The new '05 framesets are up on his website:

http://www.fondriestbici.com/pubblicazione/tutto.htm


----------



## ferrarista (Sep 11, 2004)

yeah they updated the site yesterday. very nice frames indeed. I'm getting one , but not sure yet which one. i'm thinking domino plus, carb level, or maybe a luxter-magister if i can fork out the extra cash.

The designs are amazing. I can't believe some people don't like them. i guess they like boring bikes


----------



## Chip & Seal (Sep 9, 2004)

If I had the means, I would jump on the silver CF. Absolutely beautiful! Oh well, maybe they will have an '05 closeout at the end of next year.


----------



## Kiwi Rider (Sep 27, 2002)

Chip & Seal said:


> The new '05 framesets are up on his website:
> 
> http://www.fondriestbici.com/pubblicazione/tutto.htm


 Am I missing something because when I go to that site, click on frames and I get all the '04 models.


----------



## CFBlue (Jun 28, 1999)

*Where are the prices?*

Where are the prices?


----------



## ferrarista (Sep 11, 2004)

Kiwi Rider said:


> Am I missing something because when I go to that site, click on frames and I get all the '04 models.

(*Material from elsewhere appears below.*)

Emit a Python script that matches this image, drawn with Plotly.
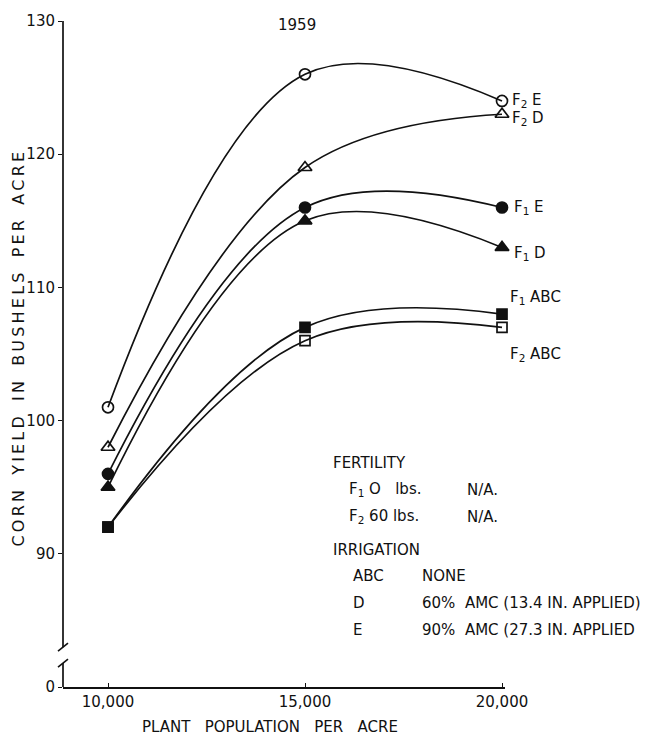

no you should get the 05 models.


----------



## ferrarista (Sep 11, 2004)

The Master Cylinder said:


> Where are the prices?


you can see a sample of prices for the new frames here:

http://cobblestonebikes.com/site/page.cfm?PageID=79


----------



## CFBlue (Jun 28, 1999)

*2005 Fondriest's...Wide Screen*

Thanx for the link. Here's one for you.

]http://photoalbum.powershot.de/bild.php?bild=766eb4d6ffe880a3448f198660516447.jpg&bild_zeige_pfad=65/0/ http://photoalbum.powershot.de/bild.php?bild=766eb4d6ffe880a3448f198660516447.jpg&bild_zeige_pfad=65/0/[/IMG]


----------



## Kiwi Rider (Sep 27, 2002)

Yea, finally, after deciding to refresh the page about 5 times I got the '05 and I think the SAT job on the Lex and is my pic, but if only they put the 'Money' SAT job onto the TF1!


----------



## divve (May 3, 2002)

ferrarista said:


> you can see a sample of prices for the new frames here:
> 
> http://cobblestonebikes.com/site/page.cfm?PageID=79


...I sure hope no one pre-ordered the Clarus from Cobblestone for $3699. It goes for 1699 Euros in Europe and is priced between the Domino and Magister.


----------